House Minority Leader Nancy Pelosi (D-Calif.) on Monday issued her own statement on Puerto Rican aid. She called on the Trump Administration to “immediately make available additional Department of Defense resources for search-and-rescue operations, law enforcement, and transportation needs,” and called on Republicans to “join with Democrats in Congress to address the needs of the communities in crisis by swiftly passing a robust relief package that provides assistance not only today, but throughout the long road to recovery.” 

House Speaker Paul Ryan (R-Wisc.) called the “stories and images coming out of Puerto Rico…devastating,” and said in a statement Monday that Congress was working with the White House so the people of Puerto Rico will “have what they need.”

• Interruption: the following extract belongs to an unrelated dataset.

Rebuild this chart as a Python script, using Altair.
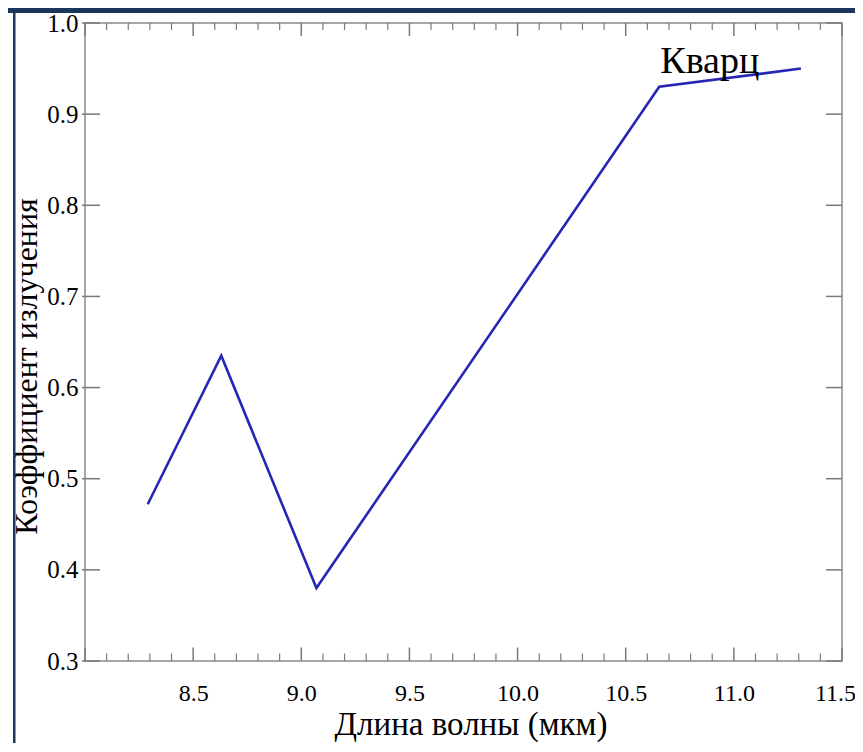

During the White House briefing, Sanders explained that although supplies are flowing into Puerto Rico in the short term, the long-term relief effort will be decided only after Homeland Security Adviser Tom Bossert and FEMA Administrator Brock Long survey the damage. “Once we have a greater insight into the full assessment of damage then we’ll be able to determine what additional funds are needed,” she said. “We want to make sure that the funding is provided, but we also want to make sure that we’re actually funding the correct things.”

Time will tell how Puerto Rico’s debt crisis will affect the recovery from Hurricane Maria. Before the storm hit, Rosselló and the fiscal control board were fighting over a public employee furlough that the board demanded. Rosselló said he would go to prison rather than carry out the furlough. The board quickly approved the $1 billion in diverted funds for hurricane relief efforts due to the storm, but going forward it has to find a way to make massive cuts to the island’s budget in order to pay down the debt. Under the best of circumstances that would have led to a stagnant economy through 2024, says Mark Weisbrot, a co-director of the Center for Economic and Policy Research.

Even that rosy projection didn’t fully address the debt, so more cuts will be required. And that was before Hurricane Maria wiped away the island’s electrical infrastructure and devastated its agricultural sector, one of the few stable and sucessful parts of the island’s economy. Now the recovery is in the hands of Congress, Trump, and a fiscal control board appointed by Congress.

“That’s the thing about not having control over your own most important economic policies,” Weisbrot wrote in an August 17 New York Times op-ed. “It’s not as noticeable when times are good, but when things go south, it can be a long nightmare.”

* This story has been updated to include a response from FEMA regarding estimates of money spent on hurricane relief operations.